Bukan sampai di situ saja. Bersama dengan GCHQ, NSA diam-diam telah membangun jaringan pesan dengan kabel fiber optic bawah laut ke seluruh dunia. Sehingga melalui cara demikian, AS dan Inggris mampu dengan mudah membaca alur komunikasi global.

Tangan-tangan misterius memaksa penyedia layanan telekomunikasi untuk menyerahkan data. Parahnya lagi, menurut Snowden, hampir seluruh grup Silicon Valley-Google, Microsoft, Facebook, dan bahkan Apple milik Steve Jobs, terlibat dalam kegiatan mata-mata NSA tersebut. NSA mengklaim memiliki akses langsung ke server para raksasa teknologi itu.

Satu lagi catatan terkait ulah NSA terkait Cyber Space ini. NSA diam-diam membuka jalur rahasia ke peranti lunak online bersandi yang dipakai untuk mengamankan pembayaran bank sehingga melemahkan sistem bagi setiap orang.

Singkat cerita, AS melalui NSA, telah melakukan pembajakan internet. Yang mana NSA dan mitranya dari Inggris GCHQ, secara diam-diam bekerjasama dengan raksasa internet dan telekomunikasi yang mengendalikan peranti keras, berusaha mengerahkan semua kemampuan teknis mereka untuk menguasai “dunia maya” seperti yang mereka akui sendiri.

Maka hasilnya adalah sebuah dunia yang dimata-matai. Gogole, Skype, YouTube, Tor, e-commerce, internet banking, dan yang lainnya, kemudian menjadi mesin-mesin mata-mata pemerintah AS.

Konstruksi cerita tadi semakin memperkuat kecurigaan berbagai kalangan bahwa  bahwa saat ini pemerintah AS sedang berusaha mencari celah dan peluang sebagai negara adikuasa satu-satunya yang menguasai dan mendominasi Cyber Space di dunia internasional. Apalagi teknologi komunikasi dan informasi AS memang merupakan yang paling canggih saat ini di dunia.

Dengan demikian, upaya yang sedang dilakukan pemerintah AS saat ini untuk menggalang gerakan internasional menguasai dan mendominasi Cyber Space melalui skema US- UN Group of Government Experts, nampaknya memang nyata adanya, dan bukan isapan jempol.

Maka itu, gerakan berskala internasional yang sedang digalang pemerintah AS melalui forum multilateral Perserikatan Bangsa-Bangsa US-UN Group of Government Experts, harus digagalkan dan tidak boleh jadi kenyataan.

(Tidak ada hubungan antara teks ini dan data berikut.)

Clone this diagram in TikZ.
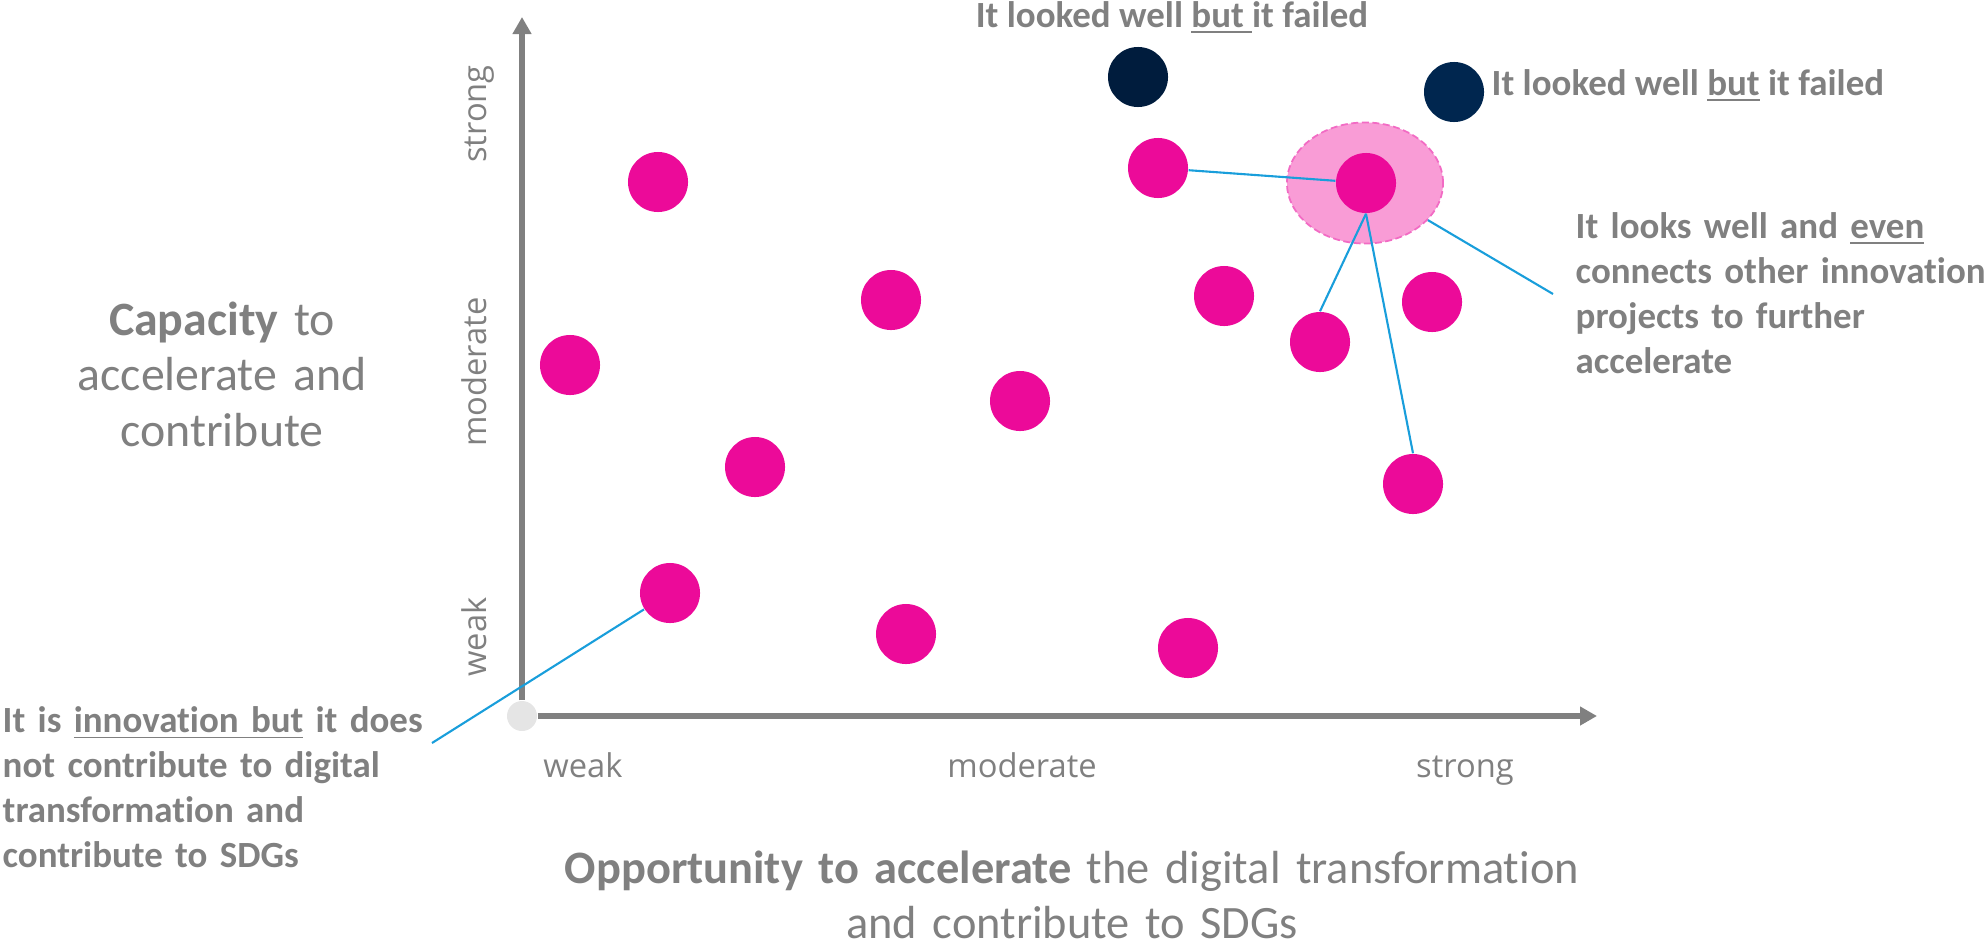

Sebab melalui skema inilah, AS berusaha menciptakan hegemony di bidang cyber space.

Saatnya bagi Indonesia dan negara-negara ASEAN, menggalang kerjasama internasional untuk bersatu membuat Undang-Undang untuk menangkal ancaman cyber atas dasar cyber security yang berlaku untuk semua negara atas dasar keadilan dan kesetaraan. Dengan tidak membeda-bedakan antara negara-negara adikuasa dan negara-negara yang sedang berkembang.

Hendrajit, pengkaji geopolitik, Global Future Institute.